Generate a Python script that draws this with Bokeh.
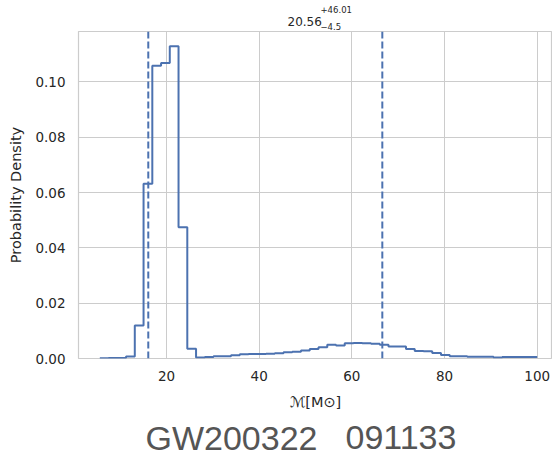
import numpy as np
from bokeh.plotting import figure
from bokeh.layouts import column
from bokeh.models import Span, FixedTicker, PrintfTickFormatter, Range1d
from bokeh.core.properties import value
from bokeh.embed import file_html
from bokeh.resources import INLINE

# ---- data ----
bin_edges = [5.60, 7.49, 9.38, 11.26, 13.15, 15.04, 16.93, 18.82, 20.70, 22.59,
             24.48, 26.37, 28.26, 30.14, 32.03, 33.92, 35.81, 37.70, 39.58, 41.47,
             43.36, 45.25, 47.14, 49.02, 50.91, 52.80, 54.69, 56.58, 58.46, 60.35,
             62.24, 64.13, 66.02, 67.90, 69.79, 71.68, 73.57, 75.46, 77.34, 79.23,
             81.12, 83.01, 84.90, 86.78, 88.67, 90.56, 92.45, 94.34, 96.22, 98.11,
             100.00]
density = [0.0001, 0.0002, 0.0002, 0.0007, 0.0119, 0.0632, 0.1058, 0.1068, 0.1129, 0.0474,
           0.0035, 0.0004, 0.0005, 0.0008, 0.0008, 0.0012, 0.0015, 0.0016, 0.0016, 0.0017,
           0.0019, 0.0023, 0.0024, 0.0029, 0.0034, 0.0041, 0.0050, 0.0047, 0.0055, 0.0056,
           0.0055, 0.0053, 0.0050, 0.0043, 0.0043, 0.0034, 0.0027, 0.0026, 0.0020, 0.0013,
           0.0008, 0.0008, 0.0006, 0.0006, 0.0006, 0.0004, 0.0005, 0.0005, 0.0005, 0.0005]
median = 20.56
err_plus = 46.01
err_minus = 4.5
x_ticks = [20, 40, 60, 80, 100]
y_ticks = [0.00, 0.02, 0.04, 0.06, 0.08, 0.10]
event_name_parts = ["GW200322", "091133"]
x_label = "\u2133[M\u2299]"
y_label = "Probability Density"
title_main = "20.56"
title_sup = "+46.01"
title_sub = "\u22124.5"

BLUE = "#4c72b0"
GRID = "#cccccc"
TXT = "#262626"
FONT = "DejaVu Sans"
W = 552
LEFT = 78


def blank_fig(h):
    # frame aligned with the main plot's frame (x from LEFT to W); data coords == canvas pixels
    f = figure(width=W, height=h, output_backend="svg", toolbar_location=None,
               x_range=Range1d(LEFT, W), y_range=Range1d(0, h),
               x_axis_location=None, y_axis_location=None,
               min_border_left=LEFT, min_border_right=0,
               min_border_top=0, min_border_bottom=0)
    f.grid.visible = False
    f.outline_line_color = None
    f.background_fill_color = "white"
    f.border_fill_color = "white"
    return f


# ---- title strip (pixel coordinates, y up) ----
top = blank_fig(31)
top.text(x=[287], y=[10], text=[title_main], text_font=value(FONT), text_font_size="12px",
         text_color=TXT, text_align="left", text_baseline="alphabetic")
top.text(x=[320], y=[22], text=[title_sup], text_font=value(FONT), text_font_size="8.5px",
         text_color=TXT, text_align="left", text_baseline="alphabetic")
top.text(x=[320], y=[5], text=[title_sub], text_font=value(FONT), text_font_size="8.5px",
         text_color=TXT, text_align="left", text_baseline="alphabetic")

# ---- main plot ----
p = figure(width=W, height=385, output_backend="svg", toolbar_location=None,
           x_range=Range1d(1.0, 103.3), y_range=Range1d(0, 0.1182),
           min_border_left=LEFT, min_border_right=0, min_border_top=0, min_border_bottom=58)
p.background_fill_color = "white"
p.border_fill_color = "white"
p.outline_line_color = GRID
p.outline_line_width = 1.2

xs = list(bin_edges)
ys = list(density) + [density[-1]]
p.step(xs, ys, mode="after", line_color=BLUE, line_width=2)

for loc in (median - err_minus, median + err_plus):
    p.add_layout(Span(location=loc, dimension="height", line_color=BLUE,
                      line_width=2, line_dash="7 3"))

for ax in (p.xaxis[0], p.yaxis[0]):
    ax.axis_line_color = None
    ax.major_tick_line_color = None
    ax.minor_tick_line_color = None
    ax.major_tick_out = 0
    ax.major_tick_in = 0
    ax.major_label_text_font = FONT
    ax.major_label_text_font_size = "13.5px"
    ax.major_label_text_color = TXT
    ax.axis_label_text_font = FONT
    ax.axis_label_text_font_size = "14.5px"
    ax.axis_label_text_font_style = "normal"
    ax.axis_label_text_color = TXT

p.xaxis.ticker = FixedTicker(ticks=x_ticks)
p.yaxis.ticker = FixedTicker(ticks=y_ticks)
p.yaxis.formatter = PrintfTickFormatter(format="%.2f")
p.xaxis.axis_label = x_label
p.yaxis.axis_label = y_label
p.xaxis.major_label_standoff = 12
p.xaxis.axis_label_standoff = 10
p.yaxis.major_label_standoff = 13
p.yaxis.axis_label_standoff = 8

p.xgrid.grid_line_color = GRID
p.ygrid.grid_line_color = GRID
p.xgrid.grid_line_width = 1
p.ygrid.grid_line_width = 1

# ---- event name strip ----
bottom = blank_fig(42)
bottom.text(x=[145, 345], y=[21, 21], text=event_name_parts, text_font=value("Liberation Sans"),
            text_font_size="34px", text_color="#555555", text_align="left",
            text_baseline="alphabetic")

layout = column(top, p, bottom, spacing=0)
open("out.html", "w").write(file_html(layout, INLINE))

▶ Aim of the task:
Give every line of the material that includes the string "with".

▶ The response:
Generate a Python script that draws this with Bokeh.
    # frame aligned with the main plot's frame (x from LEFT to W); data coords == canvas pixels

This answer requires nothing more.